Curbelo’s proposal would also restrict the ability of the EPA to regulate greenhouse gases under the Clean Air Act. That anti-regulatory gesture would prevent a future Democratic administration from creating another Clean Power Plan, the Obama administration’s signature program to force power plants to reduce carbon emissions.
“The pause or suspension of EPA’s regulatory authority is appealing,” Neeley said. “That may not seem like a pressing thing right now because Trump is not pursuing climate change regulations, but over time, that authority will come back into play, and being able to get out from under that is a real positive.”

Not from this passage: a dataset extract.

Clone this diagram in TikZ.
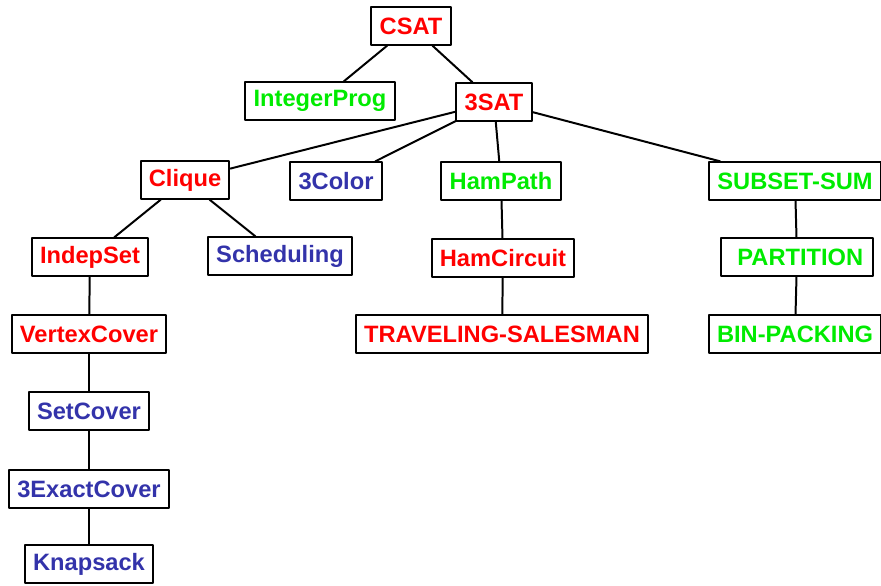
\documentclass[tikz,border=0pt]{standalone}
\usepackage{fontspec}
\setmainfont{Liberation Sans}
\definecolor{npred}{RGB}{255,0,0}
\definecolor{npgreen}{RGB}{0,235,0}
\definecolor{npblue}{RGB}{51,51,170}
\tikzset{
  prob/.style={draw,line width=1.7pt,inner xsep=0.25cm,minimum height=1.12cm,
    font=\fontsize{20.2}{23}\selectfont\bfseries},
  link/.style={line width=1.7pt}
}

\begin{document}
\begin{tikzpicture}[x=0.03cm,y=-0.03cm,line cap=round,line join=round]
  \useasboundingbox (0,0) rectangle (881,585);
  % row 0 and 1
  \node[prob,text=npred]   (csat)    at (411,26)  {CSAT};
  \node[prob,text=npgreen] (intprog) at (320,101) {IntegerProg};
  \node[prob,text=npred]   (sat3)    at (494,102) {3SAT};
  % row 2
  \node[prob,text=npred]   (clique)  at (185,180) {Clique};
  \node[prob,text=npblue]  (color3)  at (336,181) {3Color};
  \node[prob,text=npgreen] (hampath) at (501,181) {HamPath};
  \node[prob,text=npgreen] (subsum)  at (795,181) {SUBSET-SUM};
  % row 3
  \node[prob,text=npred]   (indep)   at (90,257)  {IndepSet};
  \node[prob,text=npblue]  (sched)   at (280,256) {Scheduling};
  \node[prob,text=npred]   (hamcirc) at (503,258) {HamCircuit};
  \node[prob,text=npgreen,minimum width=4.55cm,text depth=0pt] (part) at (797,257) {\hspace{0.2cm}PARTITION};
  % row 4 and below
  \node[prob,text=npred]   (vcover)  at (89,334)  {VertexCover};
  \node[prob,text=npred]   (tsp)     at (502,334) {TRAVELING-SALESMAN};
  \node[prob,text=npgreen] (binpack) at (795,334) {BIN-PACKING};
  \node[prob,text=npblue]  (setcov)  at (89,411)  {SetCover};
  \node[prob,text=npblue]  (exact3)  at (89,489)  {3ExactCover};
  \node[prob,text=npblue]  (knap)    at (89,564)  {Knapsack};

  \foreach \a/\b in {csat/intprog,csat/sat3,sat3/clique,sat3/color3,
      sat3/hampath,sat3/subsum,clique/indep,clique/sched,hampath/hamcirc,
      hamcirc/tsp,subsum/part,part/binpack,indep/vcover,vcover/setcov,
      setcov/exact3,exact3/knap} {
    \draw[link] (\a) -- (\b);
  }
\end{tikzpicture}
\end{document}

Despite the outreach to Republicans, it’s unlikely Curbelo’s bill or any carbon tax legislation can pass the GOP-controlled Congress anytime soon.
Last week, all but six House Republicans voted to approve a nonbinding, GOP-leadership-backed resolution declaring a potential carbon tax harmful to the economy.

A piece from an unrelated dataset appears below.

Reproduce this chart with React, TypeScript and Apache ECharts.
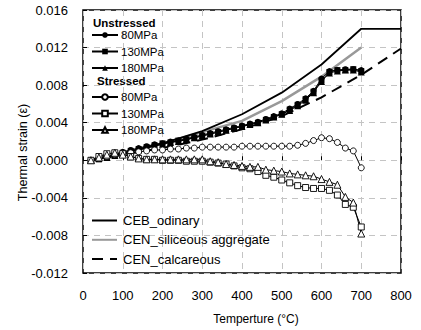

Supporters of the Curbelo bill seek to overcome the political hurdle in Congress with data.
A new independent study, led by Columbia University’s Center on Global Energy Policy, found that Curbelo’s legislation would cause little damage to the overall economy, while dramatically reducing planet-warming carbon dioxide emissions.
The bill would cause reductions in annual gross domestic product between 0.1 and 0.2 percent in the 2020s, while prompting total employment to decline by only between 0.02 and 0.04 percent.
The study projected that Curbelo’s bill would cut U.S. greenhouse gas emissions by 30 to 40 percent below 2005 levels by 2030 and 27 to 32 percent reductions by 2025, ahead of the goals set in the Clean Power Plan.
More than two-thirds of these projected emission reductions are expected to occur in the electric power sector, as the tax would prompt acceleration of the ongoing trend of cheaper, less carbon-intensive natural gas replacing coal, and zero-emission renewables, later on, expected to replace gas.
The Curbelo proposal, like any carbon tax, would increase the price of energy-intensive goods such as electricity, home heating fuels, and gasoline. It would hit some industries, such as coal, particularly hard, reducing coal production 50 percent relative to current policy by 2030, the report said.
“A carbon tax doesn’t really have meaningful effects on aggregate macroeconomic outcomes,” Noah Kaufman, a Columbia economist and author of the study, told the Washington Examiner. “It’s not a big deal for GDP or income growth. But it absolutely does have a disproportionate impact on certain groups, with coal mining being the biggest one. The broad takeaway is that using a carbon tax can achieve emissions reductions at a low cost, although there are important winners and losers to worry about too.”
Neeley hopes Republicans can appreciate the benefits of Curbelo’s bill, although his expectations remain modest.
“The support for this idea is still low for Republicans, but the growth trajectory is in the right direction,” he said.